146 S.E.2d 628 | Ga. | 1966
ROBBINS
v.
ROBBINS.
Supreme Court of Georgia.
Jones & Kemp, Charles M. Jones, for appellant.
William T. Darby, Sr., B. P. Jackson, Jr., for appellee.
DUCKWORTH, Chief Justice.
The errors complained of by the appellant-respondent to the application for citation for contempt are to the overruling of the demurrers, general and special, oral motions to dismiss the application and to strike certain paragraphs of the petition alleging defiant violations of a decree and judgment of the court for (1) nonpayment of alimony; (2) failure to make a due and just accounting of defendant's annual income; (3) failure and refusal to return custody of the oldest child at the end of visitation periods; and (4) doing numerous other acts allegedly defiantly violative of the court decree, and praying for attorney's fees. The respondent also alleges error in holding him in contempt for (1) nonpayment of alimony; (2) failure to make a due and just accounting of his income; (3) making misrepresentations in open court as to custody of the child; (4) failure to deliver custody of the child on a date certain as ordered by the court; and (5) defiantly refusing to live up to the spirit and intent of a nisi order issued in open court. He also specifies error in the issuance of a bench *628 warrant, his arrest and incarceration, the award of attorney's fees, and the judgment attempting to amend and modify the original final decree commanding the parties to comply with each and every provision of the settlement agreement attached to and made a part of the final decree of divorce and alimony.

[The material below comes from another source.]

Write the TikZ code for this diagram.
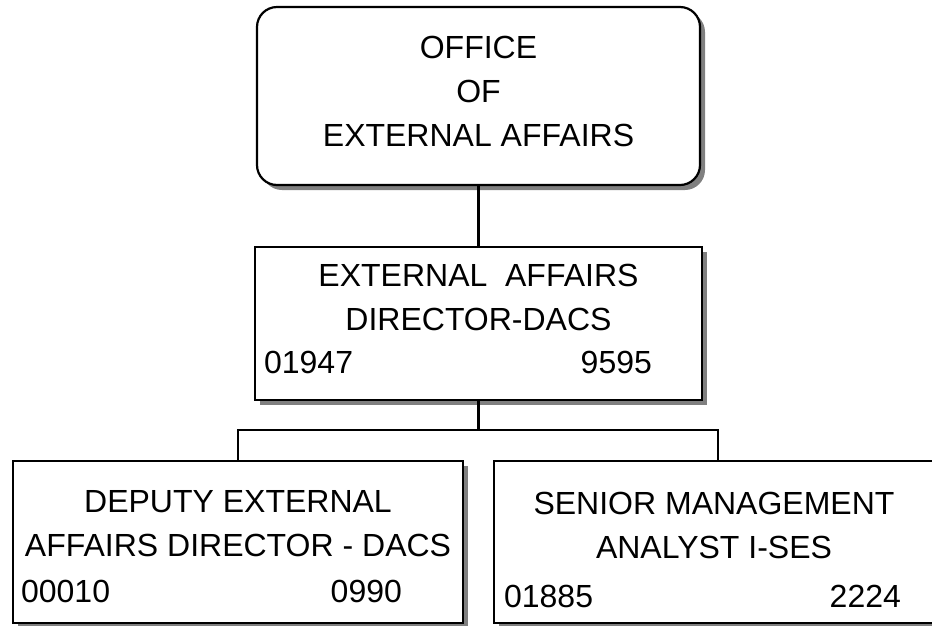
\documentclass[tikz,border=0pt]{standalone}
\usepackage{fontspec}
\setmainfont{Liberation Sans}
\usetikzlibrary{shadows}

\begin{document}
\begin{tikzpicture}[x=1pt, y=-1pt, line width=2.2pt,
  box/.style={draw, fill=white, rectangle, inner sep=0,
    drop shadow={shadow xshift=5pt, shadow yshift=-5pt, fill=gray, opacity=1}},
  title/.style={inner sep=0, align=center, font=\fontsize{32}{44}\selectfont},
  num/.style={inner sep=0, font=\fontsize{32}{44}\selectfont}]
\clip (0,0) rectangle (932,625);

% boxes
\node[box, rounded corners=20pt, minimum width=443, minimum height=178] (office) at (478.5,96) {};
\node[box, minimum width=447, minimum height=153] (director) at (478.5,323.5) {};
\node[box, minimum width=450, minimum height=162] (deputy) at (238,542) {};
\node[box, minimum width=448, minimum height=162] (analyst) at (718,542) {};

% titles
\node[title] (officetxt) at (478.5,91) {OFFICE\\OF\\EXTERNAL AFFAIRS};
\node[title] (directortxt) at (478.5,297.5) {EXTERNAL\ \ AFFAIRS\\DIRECTOR-DACS};
\node[title] (deputytxt) at (238,523.5) {DEPUTY EXTERNAL\\AFFAIRS DIRECTOR - DACS};
\node[title] (analysttxt) at (714,525) {SENIOR MANAGEMENT\\ANALYST I-SES};

% position numbers
\node[num, anchor=base west] (directorno) at (263,373) {01947};
\node[num, anchor=base east] (directorcl) at (653,373) {9595};
\node[num, anchor=base west] (deputyno) at (20,602) {00010};
\node[num, anchor=base east] (deputycl) at (403,602) {0990};
\node[num, anchor=base west] (analystno) at (503,607) {01885};
\node[num, anchor=base east] (analystcl) at (902,607) {2224};

% reporting lines
\coordinate (fork) at (478.5,430);
\draw (office.south) -- (director.north);
\draw (director.south) -- (fork);
\draw (deputy.north) |- (fork) -| (analyst.north);
\end{tikzpicture}
\end{document}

Held:
1. The demurrers are, in the main, based on the question of whether or not the failure of a party to a divorce and alimony suit to perform the various portions of a settlement agreement between the parties amounts to contempt of court. The law makes the nonpayment of alimony in accordance with a decree of divorce and alimony contempt regardless of whether the final order of the court commands the payment of same. Code §§ 30-204, 30-219; Wilson v. Chumney, 214 Ga. 120 (1) (103 SE2d 552), and citations. Here neither the settlement agreement nor the final decree contains language commanding the performance of any act by and between the parties, hence the petition is subject to demurrer in regard to the failure of the party respondent (1) to make an accounting of his net income based upon his income tax returns in prior years; (2) to return custody of the minor child at the required periods after visitation rights had ended; (3) to being openly and defiantly belligerent, as between the parties, in regard to living up to the various parts of the settlement agreement; and (4) to the refusal of the respondent to allow the applicant to see the child on a certain occasion as alleged in the petition. All portions of the petition containing these allegations should be striken therefrom. Palmer v. Bunn, 218 Ga. 244 (127 SE2d 372). The court erred in overruling the special demurrers and motions to strike paragraphs containing these allegations.
2. But the petition clearly alleges a cause of action for nonpayment of alimony, and the court did not err in overruling the general demurrer thereto.
3. However, it appears from the record that the court found the respondent in contempt based on the entire petition and likewise awarded attorney's fees based thereon, and much of the subject matter of the petition should have been striken on demurrer. Since it is clearly apparent that much irrelevant matter was considered in citing the defendant in contempt and we can not separate it from the nonpayment of alimony, the judgment citing him in contempt and awarding *629 attorney's fees is reversed with direction that the entire case be reheard stripped of all irrelevant matter except the nonpayment of alimony.
4. Likewise, the attempt by the court in its judgment to command both parties to abide by the settlement agreement made a part of the final divorce and alimony decree is an attempt to rewrite the final decree and is absolutely void.
Judgment reversed with direction. All the Justices concur.